Tuesday, May 30, 2023

Kick-ass stoicism 

What was Jim Brown thinking when he quit football for acting at the end of the 1965 season? 

He was never going to compete for the black leading man roles that went to Sidney Poitier. Nor was he going to sit still for the types of roles that characterized the career of another former pro football player, Woody Strode, playing African warriors or Pompey the handyman in The Man Who Shot Liberty Valance. And Brown wasn’t about to work at honing his craft doing summer stock performances of The Glass Menagerie on Cape Cod. 

Riding the tailwinds of The Civil Rights Act, he barreled into Hollywood as one of The Dirty Dozen (1967) where he only needed to keep his head down while scenery-chewers like John Cassavetes and Telly Savalas did their thing. In Empire of the Sun (1968), he played a mercenary soldier, mostly Tonto to Rod Taylor’s Lone Ranger. Brown’s first leading role was in The Split (1968), a disappointing mess that failed even with a cast that included Gene Hackman, Donald Sutherland, Ernest Borgnine, Jack Klugman, Warren Oates, Julie Harris and Diahann Carroll. 

It wasn’t until Hollywood got the idea of casting Brown with attractive white actresses, and in doing so tapping into white America’s fears of interracial sex and miscegenation, that Brown’s career really took off. 

There’s a strong undercurrent of sex in The Grasshopper (1970) with Jacqueline Bisset and El Condor (1970) with Marianna Hill. 100 Rifles (1969) received a major publicity push, including lots of hot stills of Brown and Raquel Welch, but the film didn’t stand up to the hype: it’s mostly average. Brown’s twelfth film, Slaughter (1972), a terrific tale of vengeance, fired up the taboo meters and delivered the goods thanks to his on-screen (and reportedly in real life) groping with Stella Stevens. 
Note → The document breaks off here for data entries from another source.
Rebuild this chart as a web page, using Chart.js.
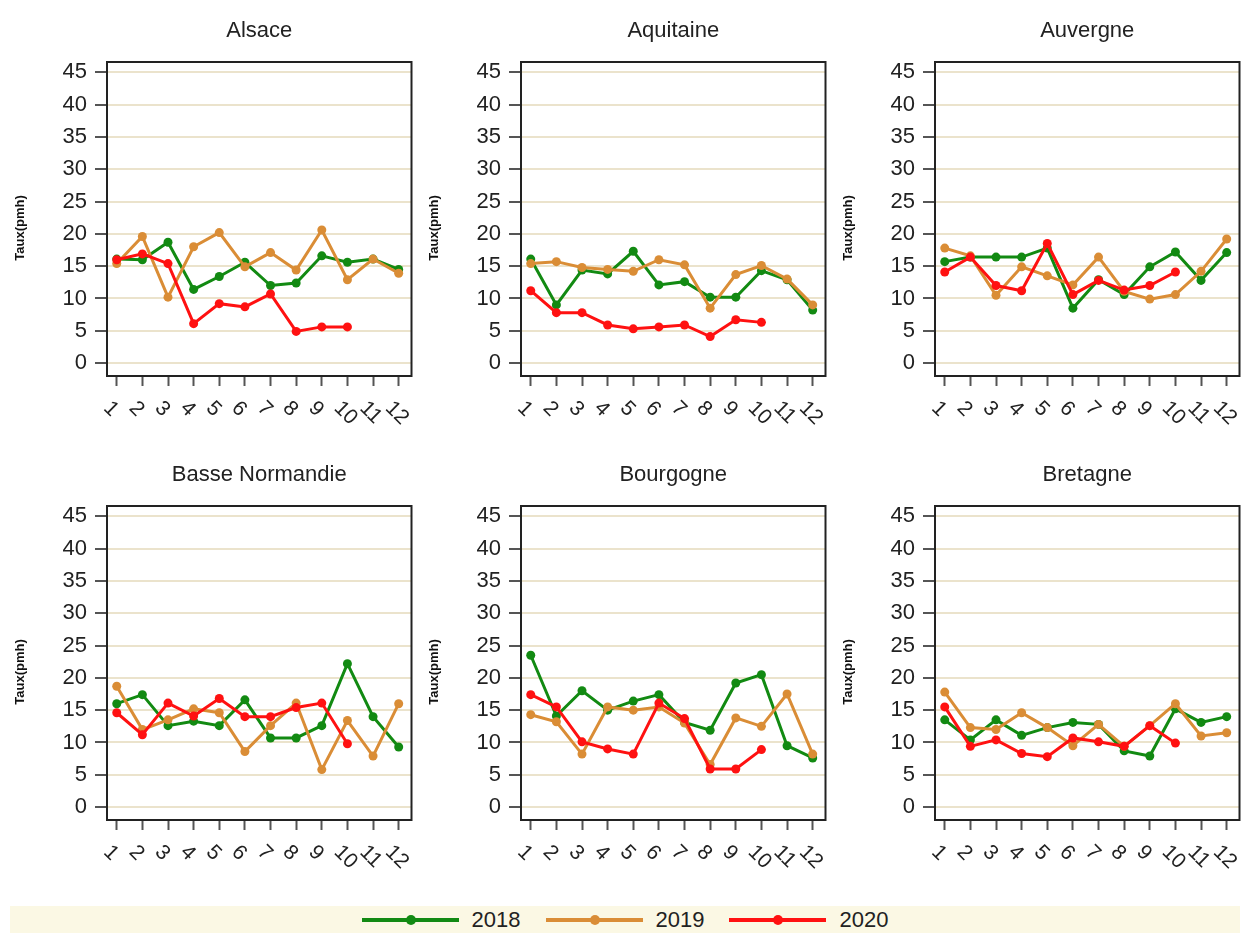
<!DOCTYPE html>
<html>
<head>
<meta charset="utf-8">
<script src="https://cdn.jsdelivr.net/npm/chart.js@4.4.1/dist/chart.umd.min.js"></script>
<style>
  body { margin: 0; background: #fff; width: 1244px; height: 933px; overflow: hidden; position: relative; }
  canvas { position: absolute; }
  #legend {
    position: absolute; left: 10px; top: 906px; width: 1230px; height: 27px;
    background: #fbf8e4; display: flex; justify-content: center; align-items: center;
    font: 22px "Liberation Sans", Arial, sans-serif; color: #222;
  }
  .item { display: flex; align-items: center; margin: 0 12.5px; }
  .swatch { position: relative; width: 97px; height: 4px; margin-right: 13px; }
  .swatch span { position: absolute; left: 44px; top: -3px; width: 10px; height: 10px; border-radius: 50%; }
</style>
</head>
<body>
<canvas id="c0" width="416" height="444" style="left:0;top:0"></canvas>
<canvas id="c1" width="416" height="444" style="left:414px;top:0"></canvas>
<canvas id="c2" width="416" height="444" style="left:828px;top:0"></canvas>
<canvas id="c3" width="416" height="444" style="left:0;top:444px"></canvas>
<canvas id="c4" width="416" height="444" style="left:414px;top:444px"></canvas>
<canvas id="c5" width="416" height="444" style="left:828px;top:444px"></canvas>
<div id="legend"></div>
<script>
const months = [1, 2, 3, 4, 5, 6, 7, 8, 9, 10, 11, 12];
const yTicks = [0, 5, 10, 15, 20, 25, 30, 35, 40, 45];
const years = ['2018', '2019', '2020'];
const yearColors = ['#128a12', '#da8d36', '#ff1111'];
const regions = ['Alsace', 'Aquitaine', 'Auvergne', 'Basse Normandie', 'Bourgogne', 'Bretagne'];

const alsace2018 = [16.1, 16.0, 18.7, 11.4, 13.4, 15.6, 12.0, 12.4, 16.6, 15.6, 16.1, 14.5];
const alsace2019 = [15.4, 19.6, 10.2, 18.0, 20.2, 14.9, 17.1, 14.4, 20.6, 12.9, 16.1, 13.9];
const alsace2020 = [16.0, 16.9, 15.4, 6.1, 9.2, 8.7, 10.7, 4.9, 5.6, 5.6];

const aquitaine2018 = [16.1, 9.0, 14.4, 13.8, 17.3, 12.1, 12.6, 10.2, 10.2, 14.3, 12.9, 8.2];
const aquitaine2019 = [15.4, 15.7, 14.8, 14.5, 14.2, 16.0, 15.2, 8.5, 13.7, 15.1, 13.0, 9.0];
const aquitaine2020 = [11.2, 7.8, 7.8, 5.9, 5.3, 5.6, 5.9, 4.1, 6.7, 6.3];

const auvergne2018 = [15.7, 16.4, 16.4, 16.4, 17.8, 8.5, 12.9, 10.6, 14.9, 17.2, 12.8, 17.1];
const auvergne2019 = [17.8, 16.6, 10.5, 14.9, 13.5, 12.1, 16.4, 11.1, 9.9, 10.6, 14.2, 19.2];
const auvergne2020 = [14.1, 16.4, 12.0, 11.2, 18.5, 10.6, 12.8, 11.3, 12.0, 14.1];

const basseNormandie2018 = [16.0, 17.4, 12.6, 13.3, 12.6, 16.6, 10.7, 10.7, 12.6, 22.2, 14.0, 9.3];
const basseNormandie2019 = [18.7, 12.0, 13.5, 15.2, 14.6, 8.6, 12.6, 16.1, 5.8, 13.4, 7.9, 16.0];
const basseNormandie2020 = [14.6, 11.2, 16.1, 14.1, 16.8, 14.0, 14.0, 15.4, 16.1, 9.8];

const bourgogne2018 = [23.5, 14.1, 18.0, 15.0, 16.4, 17.4, 13.1, 11.9, 19.2, 20.5, 9.5, 7.6];
const bourgogne2019 = [14.3, 13.2, 8.2, 15.5, 15.0, 15.5, 13.0, 6.6, 13.8, 12.5, 17.5, 8.2];
const bourgogne2020 = [17.4, 15.5, 10.1, 9.0, 8.2, 16.1, 13.7, 5.9, 5.9, 8.9];

const bretagne2018 = [13.5, 10.4, 13.5, 11.1, 12.3, 13.1, 12.8, 8.7, 7.9, 15.2, 13.1, 14.0];
const bretagne2019 = [17.8, 12.3, 12.0, 14.6, 12.3, 9.5, 12.8, 9.4, 12.6, 16.0, 11.0, 11.5];
const bretagne2020 = [15.5, 9.4, 10.4, 8.3, 7.8, 10.7, 10.1, 9.4, 12.6, 9.9];

const seriesByRegion = [
  [alsace2018, alsace2019, alsace2020],
  [aquitaine2018, aquitaine2019, aquitaine2020],
  [auvergne2018, auvergne2019, auvergne2020],
  [basseNormandie2018, basseNormandie2019, basseNormandie2020],
  [bourgogne2018, bourgogne2019, bourgogne2020],
  [bretagne2018, bretagne2019, bretagne2020]
];

const FONT = '"Liberation Sans", Arial, sans-serif';

// frame round the plot area, slanted month labels, y title
const panelDecor = {
  id: 'panelDecor',
  afterDraw(chart) {
    const { ctx, chartArea: a } = chart;
    const x = chart.scales.x;
    ctx.save();
    ctx.strokeStyle = '#222';
    ctx.lineWidth = 2;
    ctx.strokeRect(a.left, a.top, a.width, a.height);
    ctx.fillStyle = '#222';
    ctx.font = '21px ' + FONT;
    ctx.textAlign = 'left';
    ctx.textBaseline = 'middle';
    months.forEach(m => {
      ctx.save();
      ctx.translate(x.getPixelForValue(m) - 10, a.bottom + 29);
      ctx.rotate(Math.PI / 4);
      ctx.fillText(String(m), 0, 0);
      ctx.restore();
    });
    // axis title sits a little below the plot's middle in the original
    ctx.fillStyle = '#111';
    ctx.font = 'bold 13px ' + FONT;
    ctx.textAlign = 'center';
    ctx.translate(20, (a.top + a.bottom) / 2 + 9);
    ctx.rotate(-Math.PI / 2);
    ctx.fillText('Taux(pmh)', 0, 0);
    ctx.restore();
  }
};

function makePanel(idx) {
  const series = seriesByRegion[idx];
  new Chart(document.getElementById('c' + idx), {
    type: 'line',
    data: {
      datasets: series.map((vals, k) => ({
        label: years[k],
        data: vals.map((v, i) => ({ x: months[i], y: v })),
        borderColor: yearColors[k],
        backgroundColor: yearColors[k],
        borderWidth: 3,
        pointRadius: 4.5,
        pointBorderWidth: 0,
        tension: 0,
        order: 3 - k
      }))
    },
    options: {
      responsive: false,
      animation: false,
      layout: { padding: { right: 3 } },
      plugins: {
        legend: { display: false },
        tooltip: { enabled: false },
        title: {
          display: true,
          text: regions[idx],
          fullSize: false,
          color: '#222',
          font: { family: FONT, size: 22, weight: 'normal' },
          padding: { top: 18, bottom: 17.6 }
        }
      },
      scales: {
        x: {
          type: 'linear',
          min: 0.62,
          max: 12.5,
          afterBuildTicks: s => { s.ticks = months.map(v => ({ value: v })); },
          afterFit: s => { s.height = 68; },
          ticks: { display: false },
          grid: { drawOnChartArea: false, tickLength: 10, tickColor: '#555', tickWidth: 2 },
          border: { display: false }
        },
        y: {
          min: -2,
          max: 46.6,
          afterBuildTicks: s => { s.ticks = yTicks.map(v => ({ value: v })); },
          afterFit: s => { s.width = 107; },
          ticks: { color: '#222', font: { family: FONT, size: 22 }, padding: 8 },
          grid: { color: '#ebe3cc', lineWidth: 2, tickLength: 12, tickColor: '#555', tickWidth: 2 },
          border: { display: false }
        }
      }
    },
    plugins: [panelDecor]
  });
}

regions.forEach((r, i) => makePanel(i));

// legend band
const legend = document.getElementById('legend');
years.forEach((yr, k) => {
  const item = document.createElement('div');
  item.className = 'item';
  item.innerHTML = '<div class="swatch" style="background:' + yearColors[k] + '"><span style="background:' +
    yearColors[k] + '"></span></div><div>' + yr + '</div>';
  legend.appendChild(item);
});
</script>
</body>
</html>
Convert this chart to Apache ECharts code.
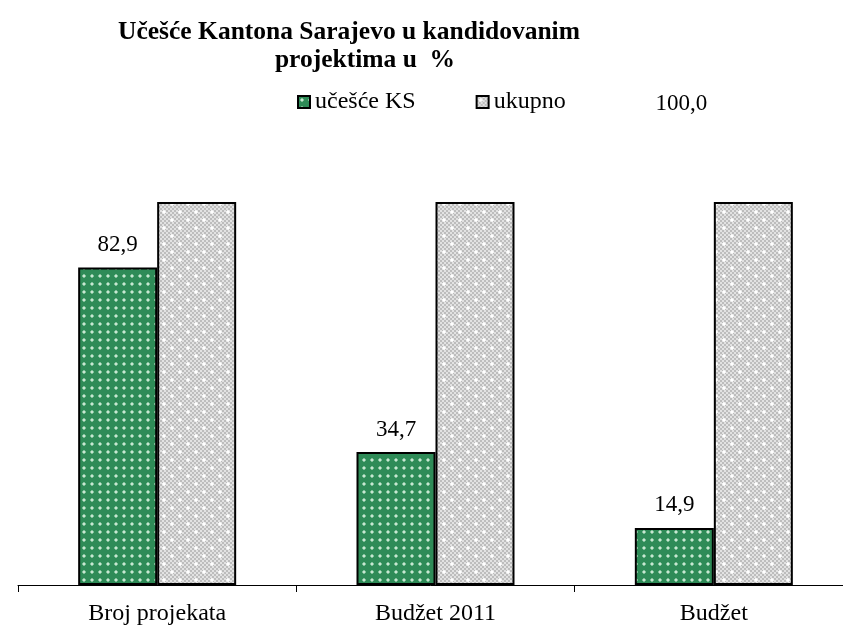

As cynical and dark as this trend seems, it reached its inevitably violent peak in Fingers (1978) with Brown playing a scary pimp (whose name is Dreams; it might as well have been Super Spade) who brings a “romantic interlude” with two white women to a brutal end when they refuse to kiss each other. 

Brown’s acting was often described as “wooden,” although he became noticeably better with time. But what he was best at was displaying the same kick-ass stoicism he brandished as the greatest football player of his era: inflicting as much punishment as he received before walking back slowly to the huddle with unemotional indifference.